A última vez que me senti impulsionada aterrei em Saigão. Ho Chi Minh: a sua denominação actual. É provável que os vietnamitas desejem apagar os tempos idos da ocupação norte-americana. O sangue derramado não deve, todavia, ter-se esbatido da memória. A bandeira que os representa marca bem essa cor de morte.
Saigão. Ho Chi Minh. Se os meus amigos aí se tivessem  deslocado de moto-táxi como eu, perceberiam que o epíteto com que me evocam é totalmente descabido, ou mesmo hiperbólico. Eles não sabem o que é a loucura: a loucura do trânsito. Motas, motoretas, lambretas, motociclos, motocicletas, bicicletas e todos os veículos sobre duas rodas que se possam avançar.
Centenas e centenas sempre em movimento, com ou sem sinal vermelho. Mais um vermelho que neste caso é com efeito desconsiderado. Se tal não me incomodou quando era uma das que usava capacete de equitação – os mais usuais entre os motoqueiros de Saigão –, o mesmo não posso afirmar quando a pé e carregada com uma mochila de quinze quilos.
Uma vez, a primeira de muitas similares, tentava atravessar uma rua. Motas de um lado, lambretas do outro, mais motociclos pela frente e até motoretas pelo passeio. Por onde continuar o caminho até à Rua Bui Vien? – a do Graceful Saigon Hotel, onde me instalaria. Eu e muitos outros turistas ao estilo backpack. Quase caí, tal o desequilíbrio provocado pelo susto. Pensei que me estrearia nos atropelamentos: tive de aprender rapidamente a atravessar as ruas em Saigão. Basicamente correr por entre os momentâneos e exíguos espaços livres.
Na tarde seguinte à da chegada vi um rosto que me era familiar. Ali, em Saigão? “I Know you...” Escutei-me dizer ainda: “You’re much prettier live”. E era, uma actriz de Hollywood Frances Louise McDormand (o nome depois de googlar ). Um sorriso fácil agradeceu. Não costuma ouvir isso, ao contrário. Pedi um autógrafo! Estava de férias, não o faria. Acabámos a troca de palavras desejando mutuamente boas férias.
Ainda nesse dia ao fim da tarde fui agraciada com um convite para jantar. Fui abordada por duas jovens vietnamitas enquanto passeava por um jardim. Se eu tinha tempo para conversar com elas. O seu objectivo era só um: melhorar o seu inglês. Porque não? Tempo era coisa que não me faltava. O tempo que era só meu e podia desfrutá-lo do modo que bem entendesse, que bem me apetecesse, partilhá-lo com quem quisesse. Anuí.

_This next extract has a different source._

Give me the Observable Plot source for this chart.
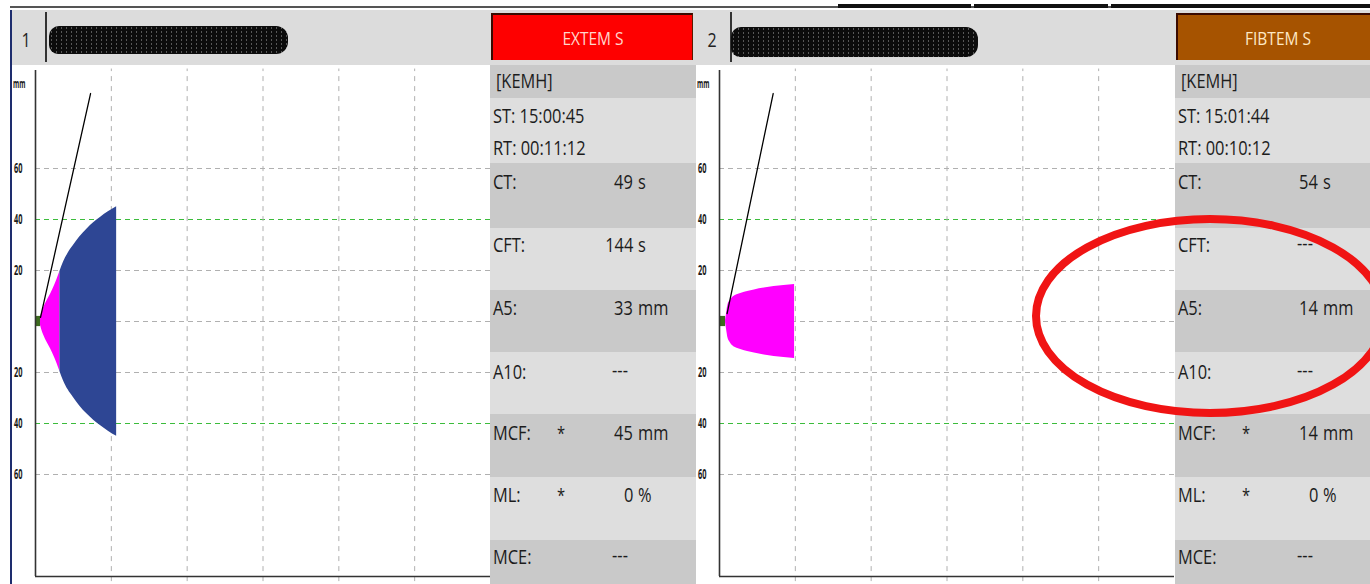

Eu e as estudantes de Saigão num banco do jardim. Ambas universitárias a estudarem numa grande cidade; as suas famílias longe e campesinas, pelo que percebi. Tentei uma fala pausada. É visível a dificuldade das gentes da Ásia na locução do idioma estrangeiro. A linguagem é totalmente díspar, solicitando outras formas de soletrar e de dicção, o que dificulta a aprendizagem correcta do inglês e, imagino, de todas as línguas germânicas e outros grupos linguísticos.
Antes de nos despedirmos outra admiração. Queriam estar comigo outra vez! Combinámos jantar na noite seguinte e trocámos números de telefone. Um jantar tipicamente vietnamita... às vezes é bom ser louca, como me chamam os amigos. Talvez valha a pena ter repentes e não ser normal.